MHB Solving the Diophantine Equation $a^4 + 79 + b^4 = 48ab$

[anemone]

Find all integer solutions $(a,\,b)$ satisfying $a^4+79+b^4=48ab$.

 

[kaliprasad]

Find all integer solutions $(a,\,b)$ satisfying $a^4+79+b^4=48ab$.

Spoiler

we make following observations

No 1) both are positive / -ve
No 2) one is odd and another even as RHS is even
No 3) The lower number is $< 5$ as $2 * 5^4 >= 1200$
No 4) x mod 3 cannot be zero nor y mod 3 as 79 mod 3 = 1 and RHS mod 3 = 0
No 5) if $(x,y) $ is a solution then $(-x,-y)$ is a solution
based on this we need to check (1,2), (1,4) so on
(2,5) so on
(4,5) so on

using above 3 conditions we get (1,2) a solution

(1,4) gives LHS = 336 > RHS
(2,5) gives LHS larger
(4,5) give LHS = RHS

so solution set = $(1,2).(2,1),(4,5),(5,4),(-1,-2),(-2,-1),(-4,-5),(-5,-4)$

 

[anemone]

Spoiler

we make following observations

No 1) both are positive / -ve
No 2) one is odd and another even as RHS is even
No 3) The lower number is $< 5$ as $2 * 5^4 >= 1200$
No 4) x mod 3 cannot be zero nor y mod 3 as 79 mod 3 = 1 and RHS mod 3 = 0
No 5) if $(x,y) $ is a solution then $(-x,-y)$ is a solution
based on this we need to check (1,2), (1,4) so on
(2,5) so on
(4,5) so on

using above 3 conditions we get (1,2) a solution

(1,4) gives LHS = 336 > RHS
(2,5) gives LHS larger
(4,5) give LHS = RHS

so solution set = $(1,2).(2,1),(4,5),(5,4),(-1,-2),(-2,-1),(-4,-5),(-5,-4)$

Well done, kaliprasad! And thanks for participating!:)

 

[kaliprasad]

Well done, kaliprasad! And thanks for participating!:)
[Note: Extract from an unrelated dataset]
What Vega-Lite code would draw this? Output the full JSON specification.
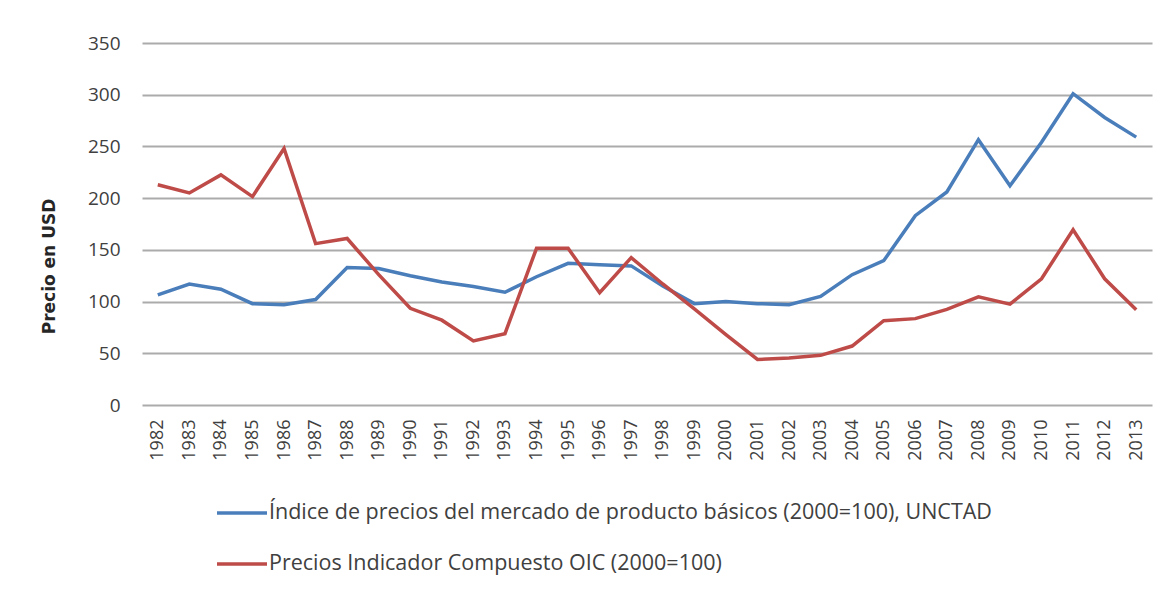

Thanks for the same. I would like to see your solution Anemone

 

[anemone]

Thanks for the same. I would like to see your solution Anemone

Fair point!:)

But I didn't solve it myself, having said so, one has to have the complete solution for his/her posted challenge problem. So, I do have the solution that I wanted to share with you and all here:

Spoiler

If $(a,\,b)$ is a solution, so are $(b,\,a)$, $(-a,\,-b)$ and $(-b,\,-a)$.

Also, $ab>0$, so we must have $a,\,b$ both positive or both negative.

Suppose that $(a,\,b)$ is a solution, with $a\ge b>0$, we see that

$a^4+(b^4+79)=48ab$

$\dfrac{a^4}{a}+\dfrac{(b^4+79)}{a}=\dfrac{48ab}{a}$

$a^3+\dfrac{(b^4+79)}{a}=48b$

$a^3+\dfrac{(b^4+79)}{a}\le 48a$

It follows that $a^3\le 48a$ or more simply $a^2\le 48$ and thus $|a|$ and $|b|$ are bounded by 6. Also, one must be even and the other odd. It follows quickly that the only solution are:

$(a,\,b)=(-4,\,-5),\,(-5,\,-4),\,(-1,\,-2),\,(-2,\,-1),\,(1,\,2),\,(2,\,1),\,(4,\,5),\,(5,\,4)$